→ **EXERCISE INPUTS**:
· · · · · · ·

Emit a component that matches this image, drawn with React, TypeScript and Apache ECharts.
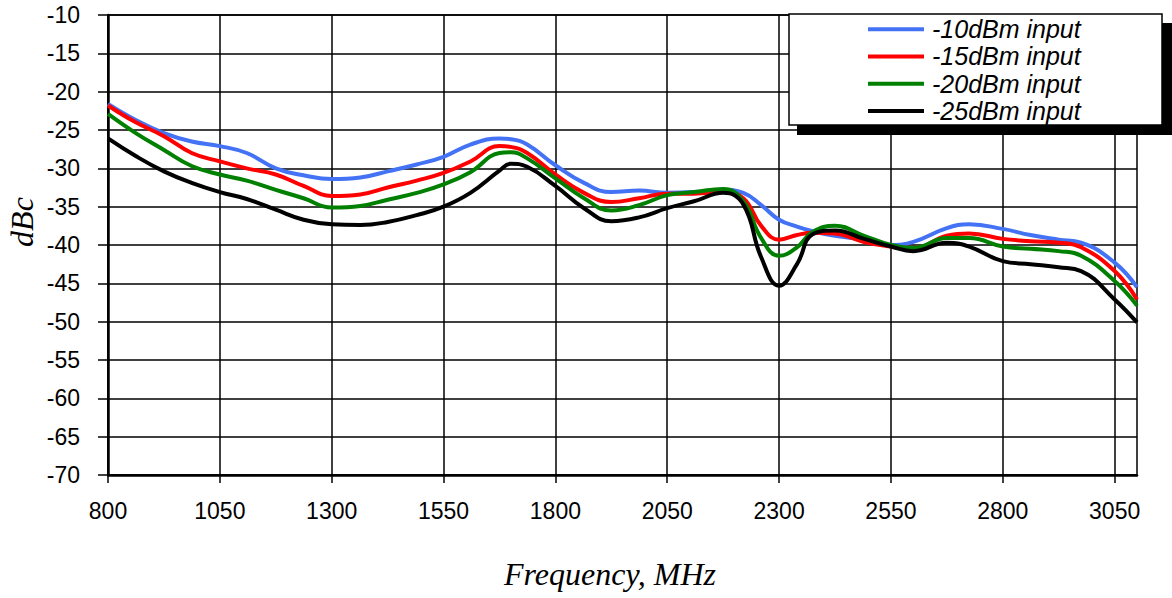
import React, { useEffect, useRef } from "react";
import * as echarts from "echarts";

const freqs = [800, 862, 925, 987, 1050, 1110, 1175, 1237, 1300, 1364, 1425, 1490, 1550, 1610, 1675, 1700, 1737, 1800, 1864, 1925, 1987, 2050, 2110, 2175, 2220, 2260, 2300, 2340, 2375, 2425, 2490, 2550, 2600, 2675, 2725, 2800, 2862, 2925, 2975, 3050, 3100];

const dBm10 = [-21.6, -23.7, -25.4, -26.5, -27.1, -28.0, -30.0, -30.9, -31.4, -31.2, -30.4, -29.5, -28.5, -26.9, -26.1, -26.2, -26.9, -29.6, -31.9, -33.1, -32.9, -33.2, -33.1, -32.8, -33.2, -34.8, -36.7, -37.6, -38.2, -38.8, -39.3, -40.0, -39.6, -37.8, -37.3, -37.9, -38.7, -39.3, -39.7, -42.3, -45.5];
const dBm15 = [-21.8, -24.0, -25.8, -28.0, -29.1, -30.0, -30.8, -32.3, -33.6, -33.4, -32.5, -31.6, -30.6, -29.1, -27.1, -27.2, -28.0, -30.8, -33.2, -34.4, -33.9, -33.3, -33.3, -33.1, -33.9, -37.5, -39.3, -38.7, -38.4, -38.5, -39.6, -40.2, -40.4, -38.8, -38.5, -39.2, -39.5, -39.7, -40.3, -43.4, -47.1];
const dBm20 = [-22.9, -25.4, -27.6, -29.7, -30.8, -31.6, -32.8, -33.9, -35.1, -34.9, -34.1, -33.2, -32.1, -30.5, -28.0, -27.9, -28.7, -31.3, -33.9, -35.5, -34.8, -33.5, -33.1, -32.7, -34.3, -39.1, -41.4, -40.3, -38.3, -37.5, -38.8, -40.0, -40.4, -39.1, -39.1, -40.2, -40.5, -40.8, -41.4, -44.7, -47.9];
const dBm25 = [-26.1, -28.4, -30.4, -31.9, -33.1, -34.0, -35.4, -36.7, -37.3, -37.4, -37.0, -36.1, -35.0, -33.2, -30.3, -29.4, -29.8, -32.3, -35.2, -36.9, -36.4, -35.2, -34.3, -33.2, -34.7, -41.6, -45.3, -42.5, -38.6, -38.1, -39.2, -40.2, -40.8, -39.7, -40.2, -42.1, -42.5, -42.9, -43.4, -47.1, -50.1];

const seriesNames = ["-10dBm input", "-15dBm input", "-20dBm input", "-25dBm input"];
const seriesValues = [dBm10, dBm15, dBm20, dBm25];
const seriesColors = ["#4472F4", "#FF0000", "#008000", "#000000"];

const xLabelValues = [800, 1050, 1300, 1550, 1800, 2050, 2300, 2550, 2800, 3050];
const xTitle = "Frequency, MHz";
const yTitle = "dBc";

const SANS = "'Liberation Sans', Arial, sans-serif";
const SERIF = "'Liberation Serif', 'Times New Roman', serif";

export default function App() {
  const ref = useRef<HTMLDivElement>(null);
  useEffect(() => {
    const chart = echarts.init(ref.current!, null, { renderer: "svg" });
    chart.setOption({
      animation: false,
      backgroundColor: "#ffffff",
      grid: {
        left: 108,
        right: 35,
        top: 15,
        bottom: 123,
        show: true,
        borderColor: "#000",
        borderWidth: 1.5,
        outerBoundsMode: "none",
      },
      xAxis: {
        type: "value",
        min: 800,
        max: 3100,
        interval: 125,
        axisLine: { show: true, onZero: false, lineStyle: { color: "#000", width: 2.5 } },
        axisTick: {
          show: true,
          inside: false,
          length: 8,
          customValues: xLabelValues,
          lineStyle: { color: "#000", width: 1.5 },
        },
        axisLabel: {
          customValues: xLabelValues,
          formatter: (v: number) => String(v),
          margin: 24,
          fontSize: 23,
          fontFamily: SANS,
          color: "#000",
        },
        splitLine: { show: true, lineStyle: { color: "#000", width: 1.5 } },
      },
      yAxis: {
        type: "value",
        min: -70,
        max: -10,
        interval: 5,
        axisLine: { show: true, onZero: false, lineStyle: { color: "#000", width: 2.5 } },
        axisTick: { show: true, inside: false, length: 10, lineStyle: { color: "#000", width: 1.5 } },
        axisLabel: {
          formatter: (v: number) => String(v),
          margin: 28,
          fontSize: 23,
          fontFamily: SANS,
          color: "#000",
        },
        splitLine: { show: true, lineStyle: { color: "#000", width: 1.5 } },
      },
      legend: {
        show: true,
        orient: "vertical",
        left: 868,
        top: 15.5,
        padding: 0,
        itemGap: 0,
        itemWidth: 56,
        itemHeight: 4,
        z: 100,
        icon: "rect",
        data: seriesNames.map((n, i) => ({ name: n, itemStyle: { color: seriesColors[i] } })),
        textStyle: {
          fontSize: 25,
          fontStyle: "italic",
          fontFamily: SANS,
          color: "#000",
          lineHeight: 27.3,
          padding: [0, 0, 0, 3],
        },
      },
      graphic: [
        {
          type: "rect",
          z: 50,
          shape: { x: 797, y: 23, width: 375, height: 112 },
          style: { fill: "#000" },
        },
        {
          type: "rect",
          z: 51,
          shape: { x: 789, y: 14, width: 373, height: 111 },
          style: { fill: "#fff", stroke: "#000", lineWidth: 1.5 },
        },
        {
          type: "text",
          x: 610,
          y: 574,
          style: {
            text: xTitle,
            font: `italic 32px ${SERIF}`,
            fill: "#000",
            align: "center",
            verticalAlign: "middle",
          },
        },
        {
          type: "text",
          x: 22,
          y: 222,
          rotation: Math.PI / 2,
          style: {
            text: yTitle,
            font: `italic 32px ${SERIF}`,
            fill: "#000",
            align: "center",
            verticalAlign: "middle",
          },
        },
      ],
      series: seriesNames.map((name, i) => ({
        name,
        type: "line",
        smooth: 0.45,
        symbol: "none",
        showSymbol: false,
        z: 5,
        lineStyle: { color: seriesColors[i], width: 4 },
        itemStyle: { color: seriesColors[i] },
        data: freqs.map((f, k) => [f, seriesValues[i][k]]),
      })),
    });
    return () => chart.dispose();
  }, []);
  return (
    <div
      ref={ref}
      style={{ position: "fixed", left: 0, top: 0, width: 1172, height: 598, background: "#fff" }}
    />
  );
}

· · · · · · ·

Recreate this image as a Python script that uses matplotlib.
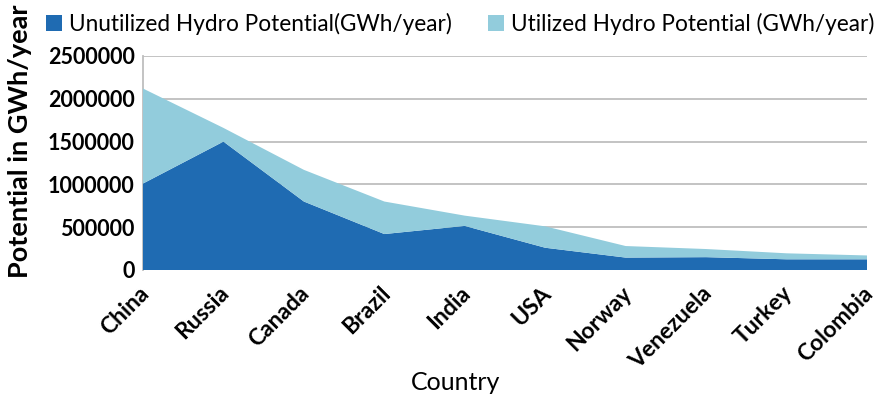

· · · · · · ·

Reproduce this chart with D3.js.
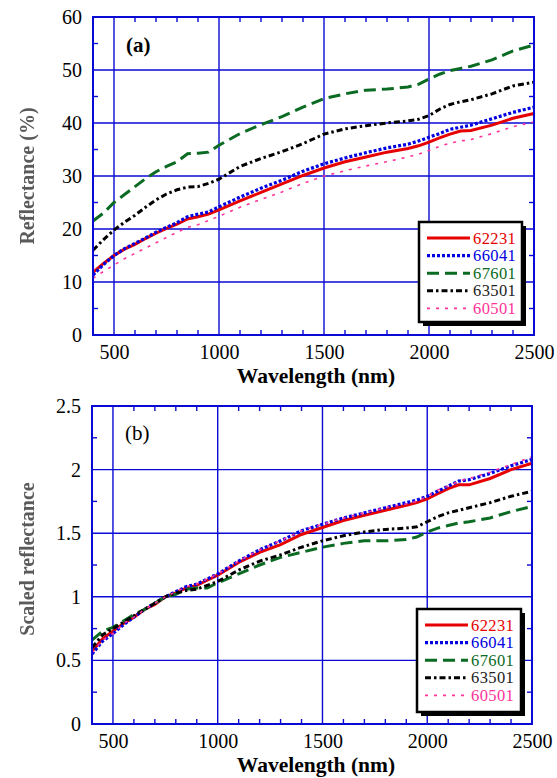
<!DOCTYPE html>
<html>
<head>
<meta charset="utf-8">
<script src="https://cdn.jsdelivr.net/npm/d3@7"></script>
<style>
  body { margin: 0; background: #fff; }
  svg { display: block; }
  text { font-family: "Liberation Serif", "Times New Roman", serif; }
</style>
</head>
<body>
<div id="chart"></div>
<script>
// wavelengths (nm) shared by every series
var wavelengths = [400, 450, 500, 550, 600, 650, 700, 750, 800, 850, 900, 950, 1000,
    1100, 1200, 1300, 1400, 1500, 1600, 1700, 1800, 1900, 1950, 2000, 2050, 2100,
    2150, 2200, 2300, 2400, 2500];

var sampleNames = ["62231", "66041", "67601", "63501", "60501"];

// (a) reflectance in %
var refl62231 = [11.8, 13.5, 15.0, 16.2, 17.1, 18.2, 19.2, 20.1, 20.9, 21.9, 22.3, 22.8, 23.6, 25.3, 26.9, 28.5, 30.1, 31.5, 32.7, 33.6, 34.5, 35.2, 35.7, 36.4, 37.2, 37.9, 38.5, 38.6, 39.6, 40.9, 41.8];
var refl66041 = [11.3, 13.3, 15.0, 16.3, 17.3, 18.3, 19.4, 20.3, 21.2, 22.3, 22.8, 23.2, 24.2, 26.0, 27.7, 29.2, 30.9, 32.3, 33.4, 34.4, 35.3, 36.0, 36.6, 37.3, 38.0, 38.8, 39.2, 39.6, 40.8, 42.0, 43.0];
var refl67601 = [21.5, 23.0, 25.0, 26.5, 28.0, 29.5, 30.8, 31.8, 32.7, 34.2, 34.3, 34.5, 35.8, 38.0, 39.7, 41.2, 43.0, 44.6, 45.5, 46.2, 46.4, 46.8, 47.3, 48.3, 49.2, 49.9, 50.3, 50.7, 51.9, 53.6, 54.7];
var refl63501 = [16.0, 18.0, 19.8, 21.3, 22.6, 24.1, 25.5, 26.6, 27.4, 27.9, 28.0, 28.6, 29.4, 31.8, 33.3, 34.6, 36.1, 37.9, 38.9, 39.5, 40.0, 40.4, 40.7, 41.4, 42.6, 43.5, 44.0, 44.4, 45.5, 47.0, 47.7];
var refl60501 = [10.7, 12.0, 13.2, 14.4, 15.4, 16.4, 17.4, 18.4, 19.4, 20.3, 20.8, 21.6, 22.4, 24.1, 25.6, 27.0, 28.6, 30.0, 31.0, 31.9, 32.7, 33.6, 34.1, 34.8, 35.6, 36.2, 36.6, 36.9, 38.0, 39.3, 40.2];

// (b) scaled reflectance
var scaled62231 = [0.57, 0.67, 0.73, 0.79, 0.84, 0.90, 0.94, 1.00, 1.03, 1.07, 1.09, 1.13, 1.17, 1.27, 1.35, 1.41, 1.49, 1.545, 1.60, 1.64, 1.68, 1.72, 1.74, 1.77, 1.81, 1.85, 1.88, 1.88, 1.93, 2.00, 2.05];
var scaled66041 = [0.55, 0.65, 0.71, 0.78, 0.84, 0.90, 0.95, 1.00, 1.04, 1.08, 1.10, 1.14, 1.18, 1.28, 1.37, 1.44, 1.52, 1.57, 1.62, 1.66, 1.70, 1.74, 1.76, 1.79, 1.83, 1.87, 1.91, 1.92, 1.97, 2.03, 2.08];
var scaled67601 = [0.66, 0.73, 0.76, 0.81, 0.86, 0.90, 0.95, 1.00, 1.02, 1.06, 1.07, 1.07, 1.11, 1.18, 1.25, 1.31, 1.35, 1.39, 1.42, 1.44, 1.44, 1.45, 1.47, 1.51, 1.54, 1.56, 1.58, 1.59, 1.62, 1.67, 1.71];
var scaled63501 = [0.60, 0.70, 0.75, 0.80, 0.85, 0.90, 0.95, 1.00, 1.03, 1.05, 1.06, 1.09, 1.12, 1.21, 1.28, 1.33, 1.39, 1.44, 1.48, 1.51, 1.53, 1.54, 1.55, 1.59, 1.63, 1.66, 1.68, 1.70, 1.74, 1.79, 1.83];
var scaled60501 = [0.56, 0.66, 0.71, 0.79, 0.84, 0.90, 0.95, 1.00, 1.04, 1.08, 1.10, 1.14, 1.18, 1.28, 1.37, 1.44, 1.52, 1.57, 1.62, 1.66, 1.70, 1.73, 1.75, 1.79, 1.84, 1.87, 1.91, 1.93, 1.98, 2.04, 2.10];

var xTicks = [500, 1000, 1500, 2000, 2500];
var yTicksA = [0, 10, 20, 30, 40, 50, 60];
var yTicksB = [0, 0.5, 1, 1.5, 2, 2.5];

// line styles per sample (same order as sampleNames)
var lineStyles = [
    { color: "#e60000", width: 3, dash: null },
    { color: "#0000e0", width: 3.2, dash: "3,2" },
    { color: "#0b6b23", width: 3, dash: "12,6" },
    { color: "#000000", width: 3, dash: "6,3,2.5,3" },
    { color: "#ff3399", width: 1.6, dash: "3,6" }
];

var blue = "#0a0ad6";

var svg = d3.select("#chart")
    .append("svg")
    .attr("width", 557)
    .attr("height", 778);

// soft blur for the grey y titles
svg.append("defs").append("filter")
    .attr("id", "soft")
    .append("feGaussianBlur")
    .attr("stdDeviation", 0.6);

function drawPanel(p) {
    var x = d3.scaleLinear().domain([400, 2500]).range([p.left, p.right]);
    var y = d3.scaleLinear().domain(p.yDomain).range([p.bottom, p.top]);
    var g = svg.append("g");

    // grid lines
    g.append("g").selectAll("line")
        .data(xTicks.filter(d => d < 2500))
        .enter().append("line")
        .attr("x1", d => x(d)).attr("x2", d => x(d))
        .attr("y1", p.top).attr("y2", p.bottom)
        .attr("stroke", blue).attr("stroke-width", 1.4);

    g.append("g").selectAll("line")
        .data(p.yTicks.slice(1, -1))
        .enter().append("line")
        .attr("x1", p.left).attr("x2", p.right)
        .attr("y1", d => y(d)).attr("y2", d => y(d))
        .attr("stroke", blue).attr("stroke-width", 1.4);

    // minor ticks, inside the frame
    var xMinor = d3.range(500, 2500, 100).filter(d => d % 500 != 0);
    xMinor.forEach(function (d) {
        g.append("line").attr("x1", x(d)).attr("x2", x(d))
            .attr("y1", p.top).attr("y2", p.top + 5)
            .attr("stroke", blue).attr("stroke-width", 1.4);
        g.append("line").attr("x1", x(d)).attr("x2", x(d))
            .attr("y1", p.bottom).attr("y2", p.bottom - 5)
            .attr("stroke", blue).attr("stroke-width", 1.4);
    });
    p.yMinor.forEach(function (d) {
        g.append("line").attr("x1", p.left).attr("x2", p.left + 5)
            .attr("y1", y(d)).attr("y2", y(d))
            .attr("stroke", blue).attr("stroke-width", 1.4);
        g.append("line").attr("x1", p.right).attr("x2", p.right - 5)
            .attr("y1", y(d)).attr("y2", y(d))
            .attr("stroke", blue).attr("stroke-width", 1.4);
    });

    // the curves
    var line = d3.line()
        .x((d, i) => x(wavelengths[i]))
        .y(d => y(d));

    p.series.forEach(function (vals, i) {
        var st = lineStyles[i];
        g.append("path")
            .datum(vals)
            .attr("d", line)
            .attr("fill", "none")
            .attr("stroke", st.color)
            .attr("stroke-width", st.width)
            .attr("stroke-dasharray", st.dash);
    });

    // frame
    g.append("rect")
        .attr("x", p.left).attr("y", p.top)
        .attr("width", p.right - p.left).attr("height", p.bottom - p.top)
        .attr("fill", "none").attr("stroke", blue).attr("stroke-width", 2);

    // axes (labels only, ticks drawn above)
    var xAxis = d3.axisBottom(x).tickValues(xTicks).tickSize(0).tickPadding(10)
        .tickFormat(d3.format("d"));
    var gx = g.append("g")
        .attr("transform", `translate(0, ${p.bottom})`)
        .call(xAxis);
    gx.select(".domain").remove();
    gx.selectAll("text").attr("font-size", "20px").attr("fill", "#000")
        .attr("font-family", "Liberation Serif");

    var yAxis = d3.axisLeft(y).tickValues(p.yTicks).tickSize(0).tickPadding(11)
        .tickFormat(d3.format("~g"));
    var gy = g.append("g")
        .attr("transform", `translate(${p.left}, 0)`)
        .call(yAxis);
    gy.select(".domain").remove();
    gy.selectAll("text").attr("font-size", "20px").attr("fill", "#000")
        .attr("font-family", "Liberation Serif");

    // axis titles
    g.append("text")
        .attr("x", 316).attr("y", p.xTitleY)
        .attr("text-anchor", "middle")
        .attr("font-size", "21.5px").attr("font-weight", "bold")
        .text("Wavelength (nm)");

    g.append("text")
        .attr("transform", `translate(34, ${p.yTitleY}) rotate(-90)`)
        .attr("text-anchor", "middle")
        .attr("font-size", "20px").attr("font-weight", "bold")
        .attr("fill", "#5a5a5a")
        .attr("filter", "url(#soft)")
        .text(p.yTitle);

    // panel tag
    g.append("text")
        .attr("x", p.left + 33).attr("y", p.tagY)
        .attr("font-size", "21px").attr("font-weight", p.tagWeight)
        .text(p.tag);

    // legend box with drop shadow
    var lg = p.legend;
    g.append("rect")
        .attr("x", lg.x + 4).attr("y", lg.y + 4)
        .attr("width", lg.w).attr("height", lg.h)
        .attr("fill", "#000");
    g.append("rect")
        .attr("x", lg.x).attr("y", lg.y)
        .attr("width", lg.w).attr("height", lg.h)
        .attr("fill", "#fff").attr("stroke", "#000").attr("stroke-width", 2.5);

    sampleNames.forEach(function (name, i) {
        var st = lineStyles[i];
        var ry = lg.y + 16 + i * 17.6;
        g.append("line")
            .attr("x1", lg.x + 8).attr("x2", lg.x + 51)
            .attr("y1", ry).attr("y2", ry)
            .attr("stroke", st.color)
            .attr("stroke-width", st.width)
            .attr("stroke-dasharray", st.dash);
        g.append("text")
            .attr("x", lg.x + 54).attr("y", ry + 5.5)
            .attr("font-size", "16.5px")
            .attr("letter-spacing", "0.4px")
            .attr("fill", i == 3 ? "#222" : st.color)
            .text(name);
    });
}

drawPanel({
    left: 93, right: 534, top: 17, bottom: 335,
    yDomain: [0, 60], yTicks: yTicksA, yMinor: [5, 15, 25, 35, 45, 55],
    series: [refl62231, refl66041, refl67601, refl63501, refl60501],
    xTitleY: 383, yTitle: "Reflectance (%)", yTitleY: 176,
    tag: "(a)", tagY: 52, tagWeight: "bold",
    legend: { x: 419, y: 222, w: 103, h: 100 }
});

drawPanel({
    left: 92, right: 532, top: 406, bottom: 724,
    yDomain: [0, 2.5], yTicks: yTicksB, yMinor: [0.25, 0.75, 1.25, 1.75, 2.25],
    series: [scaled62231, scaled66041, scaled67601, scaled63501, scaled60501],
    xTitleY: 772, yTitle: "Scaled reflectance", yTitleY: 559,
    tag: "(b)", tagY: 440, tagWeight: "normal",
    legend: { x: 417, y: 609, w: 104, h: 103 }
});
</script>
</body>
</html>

· · · · · · ·

→ **WHAT TO WORK ON**:
Omit all pictures, and reproduce exactly the lines from the one holding "Emit a component" through the one holding "2975, 3050, 3100];", both included.

→ **EXERCISE RESPONSE**:
Emit a component that matches this image, drawn with React, TypeScript and Apache ECharts.
import React, { useEffect, useRef } from "react";
import * as echarts from "echarts";

const freqs = [800, 862, 925, 987, 1050, 1110, 1175, 1237, 1300, 1364, 1425, 1490, 1550, 1610, 1675, 1700, 1737, 1800, 1864, 1925, 1987, 2050, 2110, 2175, 2220, 2260, 2300, 2340, 2375, 2425, 2490, 2550, 2600, 2675, 2725, 2800, 2862, 2925, 2975, 3050, 3100];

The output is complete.